SURREY (NEWS 1130) – The decision by Surrey city council to not add a territorial acknowledgement to the start of their meetings is not sitting well with the B.C. Assembly of First Nations.
Mayor Doug McCallum and his four affiliated councillors voted down a motion from councillor Jack Hundial on Monday, saying they already do land acknowledgements at the start of civic events, and that First Nations leaders seem happy with the status quo.
However, Regional Chief Terry Teegee disagrees, calling the decision “a complete disappointment.”
“Especially in today’s world of talking about reconciliation and talking about undertones of racism,” he explains. “And I think you know that the recognition of the Coast Salish people is really something that doesn’t take much and it’s just a recognition of the rightful people in the territory.”
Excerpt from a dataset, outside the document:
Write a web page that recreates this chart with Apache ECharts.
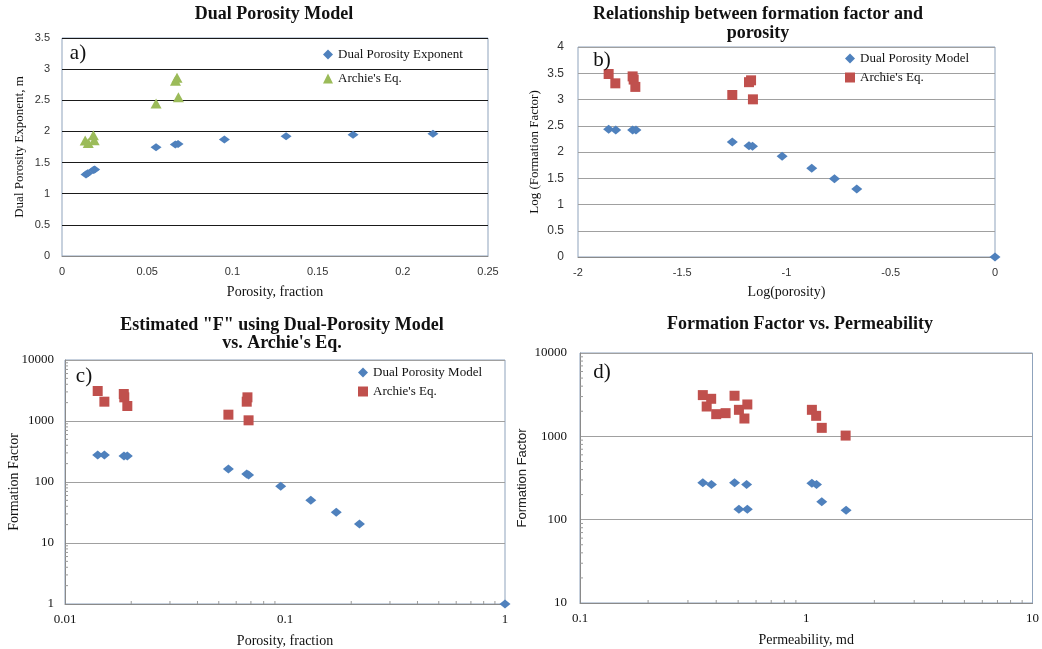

Regional Chief Terry Teegee calls on City of Surrey to reverse council decisions to reject Territorial acknowledgment as Protocol https://t.co/ygSo1jHud5
— BCAFN (@BCAFN) January 14, 2021
He believes the decision speaks to “the ongoing, difficult relationship that many First Nations have with different levels of government.” He adds such a decision not only perpetuates the issue of racism, but also delegitimizes the rightful people of the territory.
“The city hasn’t been there hundreds of years. The First Nations have been there for hundreds, if not thousands, of years,” Teegee tells NEWS 1130.
Pointing to recent reports from the Truth and Reconciliation Commission as well as B.C.’s move to adopt the United Nations Declaration on the Rights of Indigenous Peoples, he says Surrey’s decision is not in line with what needs to happen to mend relationships between Indigenous and non-Indigenous communities.
Related article: Surrey council rejects motion to recognize Indigenous land
He’s calling on the city to reconsider the motion, pressing councillors and the mayor to recognize the impact their decisions have.
“There’s a reason why they’re (land acknowledgements) are so important. It’s a recognition of the Indigenous peoples that have been here since time immemorial and it’s a recognition that these are unceded lands and territories that our First Nations have legitimate governance [of], we have legitimate claims to these lands,” he explains.
“And I think it’s recognizing that we’ve never given up these lands, and recognizing the Indigenous peoples of these lands is quite important in terms of recognizing that there’s a long history with Indigenous peoples on these lands, long before Canada, long before British Columbia, long before the City of Surrey has been around,” Teegee continues, adding land acknowledgements are a sign of respect, tolerance, and commitment.
Teegee is not aware of any discussions between the City of Surrey and Indigenous leaders on this matter.